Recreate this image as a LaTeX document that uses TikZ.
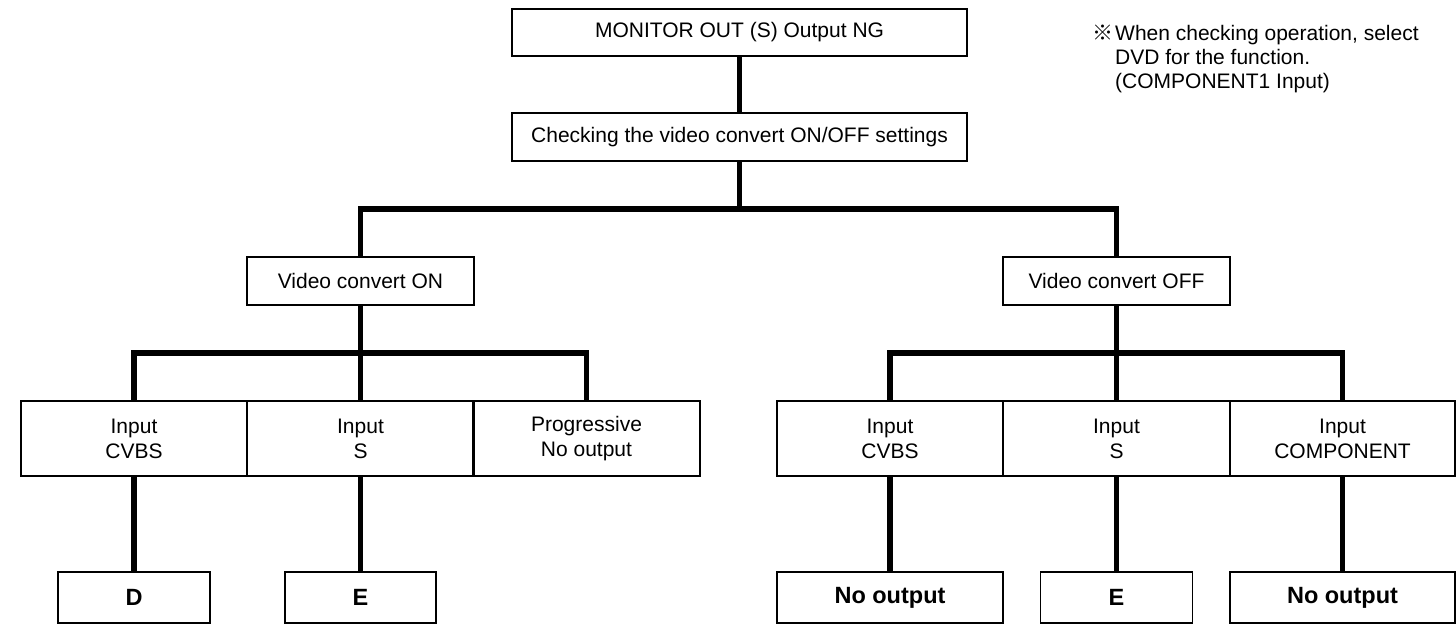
\documentclass[tikz,border=0pt]{standalone}
\usepackage{fontspec}
\setmainfont{Liberation Sans}
\newfontfamily\cjkfont{Noto Sans CJK JP}
\usepackage{tikz}
\usetikzlibrary{positioning}

\begin{document}
\begin{tikzpicture}[x=1pt, y=-1pt,
    box/.style={draw, line width=1.8pt, inner sep=0pt, align=center,
                font=\fontsize{21}{25}\selectfont},
    endbox/.style={box, minimum height=51pt, font=\fontsize{23.5}{28}\selectfont\bfseries},
    inbox/.style={box, minimum width=226.5pt, minimum height=75pt},
    link/.style={line width=5.5pt}]
    \useasboundingbox (0,0) rectangle (1456,625);

    \node[box, minimum width=455pt, minimum height=47pt] (monitor) at (739.5,32.5) {MONITOR OUT (S) Output NG};
    \node[box, minimum width=455pt, minimum height=48pt] (check) at (739.5,137) {Checking the video convert ON/OFF settings};
    \node[box, minimum width=227pt, minimum height=48pt] (convon) at (360.5,281) {Video convert ON};
    \node[box, minimum width=227pt, minimum height=48pt] (convoff) at (1116.5,281) {Video convert OFF};

    \node[inbox] (cvbsA) at (134,438.5) {Input\\CVBS};
    \node[inbox] (sA) at (360.5,438.5) {Input\\S};
    \node[inbox] (progA) at (586.5,438.5) {Progressive\\No output};
    \node[inbox] (cvbsB) at (890,438.5) {Input\\CVBS};
    \node[inbox] (sB) at (1116.5,438.5) {Input\\S};
    \node[inbox, minimum width=225pt] (compB) at (1342.5,438.5) {Input\\COMPONENT};

    \node[endbox, minimum width=152pt] (dA) at (134,597.5) {D};
    \node[endbox, minimum width=151pt] (eA) at (360.5,597.5) {E};
    \node[endbox, minimum width=226pt] (noB) at (890,597.5) {No output};
    \node[endbox, minimum width=152pt] (eB) at (1116.5,597.5) {E};
    \node[endbox, minimum width=225pt] (noC) at (1342.5,597.5) {No output};

    \node[anchor=base west, inner sep=0pt, font=\fontsize{21}{24}\selectfont] (note) at (1092,40)
        {\begin{tabular}[t]{@{}l@{\hspace{2pt}}l@{}}
         {\cjkfont ※} & When checking operation, select\\
                      & DVD for the function.\\
                      & (COMPONENT1 Input)
         \end{tabular}};

    \coordinate (fork) at (739.5,209);
    \coordinate (forkon) at (360.5,353);
    \coordinate (forkoff) at (1116.5,353);

    \draw[link] (monitor) -- (check);
    \draw[link] (check) -- (fork);
    \draw[link] (convon.north) |- (fork) -| (convoff.north);

    \draw[link] (convon) -- (sA);
    \draw[link] (cvbsA.north) |- (forkon) -| (progA.north);
    \draw[link] (convoff) -- (sB);
    \draw[link] (cvbsB.north) |- (forkoff) -| (compB.north);

    \draw[link] (cvbsA) -- (dA);
    \draw[link] (sA) -- (eA);
    \draw[link] (cvbsB) -- (noB);
    \draw[link] (sB) -- (eB);
    \draw[link] (compB) -- (noC);
\end{tikzpicture}
\end{document}
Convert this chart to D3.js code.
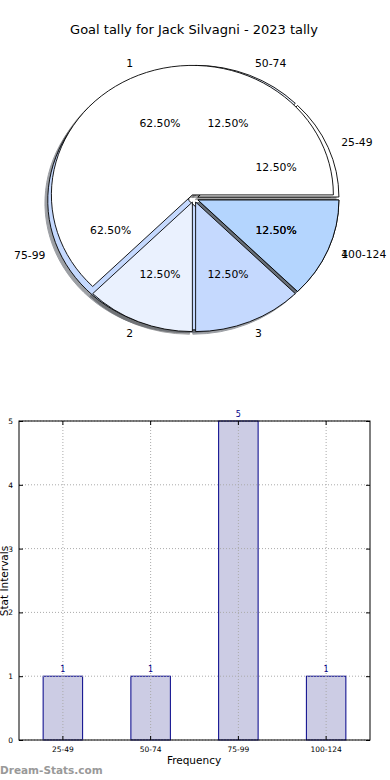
<!DOCTYPE html>
<html><head><meta charset="utf-8">
<script src="https://cdn.jsdelivr.net/npm/d3@7"></script>
<style>
html,body{margin:0;padding:0;background:#fff;}
svg{display:block;font-family:"DejaVu Sans",sans-serif;}
</style></head>
<body><svg id="c" width="390" height="780"></svg>
<script>
// ---- data ----
const title = "Goal tally for Jack Silvagni - 2023 tally";
const rangeLabels = ["25-49","50-74","75-99","100-124"];
const rangeValues = [1,1,5,1];
const tallyLabels = ["1","2","3","4"];
const tallyValues = [5,1,1,1];
const sliceColors = ["#ffffff","#eaf1fe","#c5d9fe","#b4d5fe"];
const yTicks = [0,1,2,3,4,5];

// ---- layout constants ----
const svg = d3.select("#c");
const cx = 194, cy = 198.5, rx = 141, ry = 129.5;
const explodeA = [0.03,0.03,0.04,0.03];
const explodeB = [0.03,0.03,0.03,0.03];

svg.append("text").attr("x",194).attr("y",34).attr("text-anchor","middle")
  .attr("font-size",13).attr("fill","#000").text(title);

function layout(labels, values, explode){
  const pie = d3.pie().sort(null).startAngle(0).endAngle(2*Math.PI);
  const total = d3.sum(values);
  return pie(values).map((p,i)=>{
    const mid = (p.startAngle+p.endAngle)/2; // matplotlib angle, ccw from 3 o'clock
    const ox = explode[i]*rx*Math.cos(mid), oy = -explode[i]*ry*Math.sin(mid);
    return {label:labels[i], value:values[i], pct:values[i]/total*100, color:sliceColors[i],
      a0:p.startAngle, a1:p.endAngle, mid, ox, oy};
  });
}
const pA = layout(rangeLabels, rangeValues, explodeA);
const pB = layout(tallyLabels, tallyValues, explodeB);
const arc = d3.arc().innerRadius(0).outerRadius(1);
function wedgePath(d){ return arc({startAngle:Math.PI/2-d.a1, endAngle:Math.PI/2-d.a0}); }
function shade(c){ const k=d3.rgb(c); return d3.rgb(k.r*0.3,k.g*0.3,k.b*0.3).toString(); }

const gPie = svg.append("g");
// shadows (below all wedges)
[pA,pB].forEach(P=>{
  gPie.append("g").selectAll("path").data(P).join("path")
    .attr("transform",d=>`translate(${cx+d.ox-0.02*rx},${cy+d.oy+0.02*ry}) scale(${rx},${ry})`)
    .attr("d",wedgePath).attr("fill",d=>shade(d.color)).attr("stroke",d=>shade(d.color))
    .attr("stroke-width",1).attr("vector-effect","non-scaling-stroke").attr("opacity",0.5);
});
[pA,pB].forEach(P=>{
  gPie.append("g").selectAll("path").data(P).join("path")
    .attr("transform",d=>`translate(${cx+d.ox},${cy+d.oy}) scale(${rx},${ry})`)
    .attr("d",wedgePath).attr("fill",d=>d.color).attr("stroke","#000")
    .attr("stroke-width",0.9).attr("vector-effect","non-scaling-stroke");
});
const fmt = d3.format(".2f");
[pA,pB].forEach(P=>{
  const g = gPie.append("g").attr("font-size",10.8).attr("fill","#000");
  g.selectAll("text.lab").data(P).join("text").attr("class","lab")
    .attr("x",d=>cx+d.ox+1.1*rx*Math.cos(d.mid))
    .attr("y",d=>cy+d.oy-1.1*ry*Math.sin(d.mid))
    .attr("dy","0.35em")
    .attr("text-anchor",d=>Math.cos(d.mid)>0?"start":"end")
    .text(d=>d.label);
  g.selectAll("text.pct").data(P).join("text").attr("class","pct")
    .attr("x",d=>cx+d.ox+0.6*rx*Math.cos(d.mid))
    .attr("y",d=>cy+d.oy-0.6*ry*Math.sin(d.mid))
    .attr("dy","0.35em").attr("text-anchor","middle")
    .text(d=>fmt(d.pct)+"%");
});

// ---- bar chart ----
const L=19, R=370, T=421, B=740;
const x = d3.scaleBand().domain(rangeLabels).range([L,R]).paddingInner(0.55).paddingOuter(0.275);
const y = d3.scaleLinear().domain([0,5]).range([B,T]);
const gb = svg.append("g");
gb.selectAll("rect.bar").data(rangeLabels).join("rect").attr("class","bar")
  .attr("x",d=>x(d)).attr("width",x.bandwidth())
  .attr("y",(d,i)=>y(rangeValues[i])).attr("height",(d,i)=>B-y(rangeValues[i]))
  .attr("fill","#ccccE4").attr("stroke","#000088").attr("stroke-width",1);
// grid
const grid = gb.append("g").attr("stroke","#aaaaaa").attr("stroke-width",1).attr("stroke-dasharray","1,2");
grid.selectAll("line.h").data(yTicks).join("line").attr("class","h")
  .attr("x1",L).attr("x2",R).attr("y1",d=>y(d)).attr("y2",d=>y(d));
grid.selectAll("line.v").data(rangeLabels).join("line").attr("class","v")
  .attr("x1",d=>x(d)+x.bandwidth()/2).attr("x2",d=>x(d)+x.bandwidth()/2).attr("y1",T).attr("y2",B);
// value labels
gb.selectAll("text.val").data(rangeLabels).join("text").attr("class","val")
  .attr("x",d=>x(d)+x.bandwidth()/2).attr("y",(d,i)=>y(rangeValues[i])-4)
  .attr("text-anchor","middle").attr("font-size",8).attr("fill","#000088")
  .text((d,i)=>rangeValues[i]);
// axes
const yAxis = d3.axisLeft(y).tickValues(yTicks).tickSize(-4).tickPadding(6).tickFormat(d3.format("d"));
const gy = gb.append("g").attr("transform",`translate(${L},0)`).call(yAxis);
const gy2 = gb.append("g").attr("transform",`translate(${R},0)`).call(d3.axisRight(y).tickValues(yTicks).tickSize(-4).tickFormat(""));
const xAxis = d3.axisBottom(x).tickSize(-4).tickPadding(7);
const gx = gb.append("g").attr("transform",`translate(0,${B})`).call(xAxis);
const gx2 = gb.append("g").attr("transform",`translate(0,${T})`).call(d3.axisTop(x).tickSize(-4).tickFormat(""));
[gy,gy2,gx,gx2].forEach(g=>{ g.select(".domain").remove(); g.selectAll("text").attr("font-size",7.5).attr("font-family","DejaVu Sans").attr("fill","#000"); });
gb.append("rect").attr("x",L).attr("y",T).attr("width",R-L).attr("height",B-T)
  .attr("fill","none").attr("stroke","#000").attr("stroke-width",1);
gb.append("text").attr("x",194).attr("y",764).attr("text-anchor","middle").attr("font-size",10.5).text("Frequency");
gb.append("text").attr("transform","translate(8,581) rotate(-90)").attr("text-anchor","middle").attr("font-size",10.5).text("Stat Intervals");
svg.append("text").attr("x",0).attr("y",774).attr("font-size",10.5).attr("font-weight","bold").attr("fill","#999").text("Dream-Stats.com");
</script></body></html>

Problem to solve
Take the stretch from the line containing "Convert this chart to D3.js code." through the line containing "const k=d3.rgb(c); return" and reproduce it exactly, both ends included. Omit the pictures.

Problem solution
Convert this chart to D3.js code.
<!DOCTYPE html>
<html><head><meta charset="utf-8">
<script src="https://cdn.jsdelivr.net/npm/d3@7"></script>
<style>
html,body{margin:0;padding:0;background:#fff;}
svg{display:block;font-family:"DejaVu Sans",sans-serif;}
</style></head>
<body><svg id="c" width="390" height="780"></svg>
<script>
// ---- data ----
const title = "Goal tally for Jack Silvagni - 2023 tally";
const rangeLabels = ["25-49","50-74","75-99","100-124"];
const rangeValues = [1,1,5,1];
const tallyLabels = ["1","2","3","4"];
const tallyValues = [5,1,1,1];
const sliceColors = ["#ffffff","#eaf1fe","#c5d9fe","#b4d5fe"];
const yTicks = [0,1,2,3,4,5];

// ---- layout constants ----
const svg = d3.select("#c");
const cx = 194, cy = 198.5, rx = 141, ry = 129.5;
const explodeA = [0.03,0.03,0.04,0.03];
const explodeB = [0.03,0.03,0.03,0.03];

svg.append("text").attr("x",194).attr("y",34).attr("text-anchor","middle")
  .attr("font-size",13).attr("fill","#000").text(title);

function layout(labels, values, explode){
  const pie = d3.pie().sort(null).startAngle(0).endAngle(2*Math.PI);
  const total = d3.sum(values);
  return pie(values).map((p,i)=>{
    const mid = (p.startAngle+p.endAngle)/2; // matplotlib angle, ccw from 3 o'clock
    const ox = explode[i]*rx*Math.cos(mid), oy = -explode[i]*ry*Math.sin(mid);
    return {label:labels[i], value:values[i], pct:values[i]/total*100, color:sliceColors[i],
      a0:p.startAngle, a1:p.endAngle, mid, ox, oy};
  });
}
const pA = layout(rangeLabels, rangeValues, explodeA);
const pB = layout(tallyLabels, tallyValues, explodeB);
const arc = d3.arc().innerRadius(0).outerRadius(1);
function wedgePath(d){ return arc({startAngle:Math.PI/2-d.a1, endAngle:Math.PI/2-d.a0}); }
function shade(c){ const k=d3.rgb(c); return d3.rgb(k.r*0.3,k.g*0.3,k.b*0.3).toString(); }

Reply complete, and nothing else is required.